Second, LN creates an environment of innovation on top of bitcoin. Whereas the base layer is famously conservative (in an effort to preserve bitcoin’s reliability), Layer 2 protocols can experiment much more aggressively, as their mistakes do not pose an existential risk to bitcoin itself. The compounding innovation that LN engenders will accelerate and broaden bitcoin adoption, and disrupt the dominance of developer, user, and investor mindshare that Web 3 has enjoyed these last few years. Our Bitcoin Conference 2022 Recap highlighted many of the most noteworthy examples of this compounding innovation already being unlocked by LN.
Taro – a proposal using bitcoin’s new signature upgrade (Taproot) and LN to enable other assets / tokens to be issued on bitcoin and transferred over Lightning. Putting aside the discussion of a multi-coin future, Taro appears to offer the technical capability to replicate much of the Web 3 market, with the unparalleled security of bitcoin and scalability of Lightning.
LNURL / Lightning Address – enables the lifting of LN payments from just the Lightning Network to the internet itself. Leverages the infrastructure and familiarity of the HTTP layer to bring bitcoin closer to being the native currency of the internet.

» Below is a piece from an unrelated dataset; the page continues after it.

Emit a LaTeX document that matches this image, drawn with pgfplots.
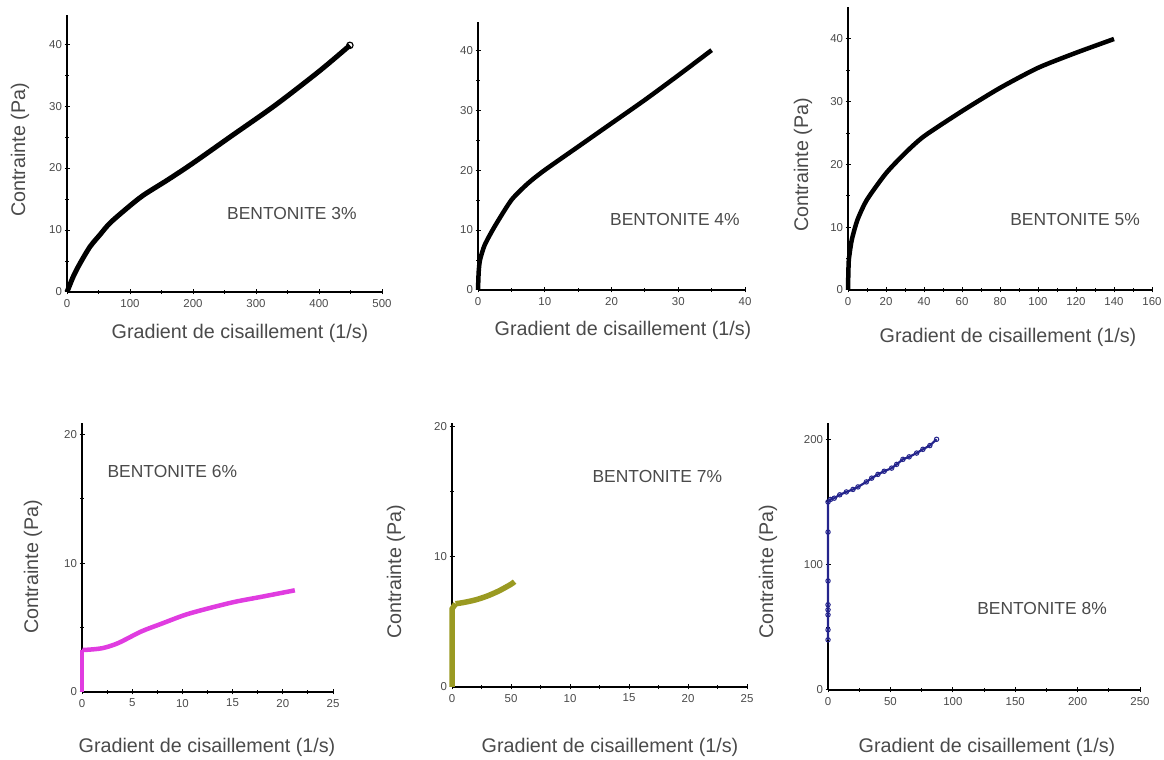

Impervious Browser – leverages LN to extend peer-to-peer, permissionless, and trustless guarantees to a wider array of online activity. The initial product includes video/audio/text messaging and collaborative documents, in addition to payments.
Finally, LN provides a glimpse into the wide-ranging potential of bitcoin. By showing how the unique reliability of bitcoin can be used to underpin higher level networks that provide incremental functionality, LN enables one to begin to see how bitcoin is properly understood as not just a store of value, but as the base layer for and foundation of an entire ecosystem of online and economic interaction. There are two main implications of this emerging utility value. The first is that the “digital gold” investment case only scratches the surface of bitcoin’s potential. A noteworthy proportion of the total bitcoin supply being held for utility on various Layer 2 networks would force investors to reevaluate their mental model and consider “digital gold” as just one component of a Sum of the Parts approach. Such a shift would significantly increase the Total Addressable Market and projected future value of bitcoin.
An emerging utility value also greatly strengthens bitcoin’s cultural relevance. It offers a realistic hope of a future less defined by political capture, where sovereignty is returned to the individual through direct, open, global cooperation. In such a future, online and economic activity is not a privilege given by centralized, quasi-government entities, but is easily accessible to all through its foundation on pillars that cannot be taken away from any free person – mathematics (cryptography and computer science) and free expression (open-source software). This is the future that we are eager to help build at NGU.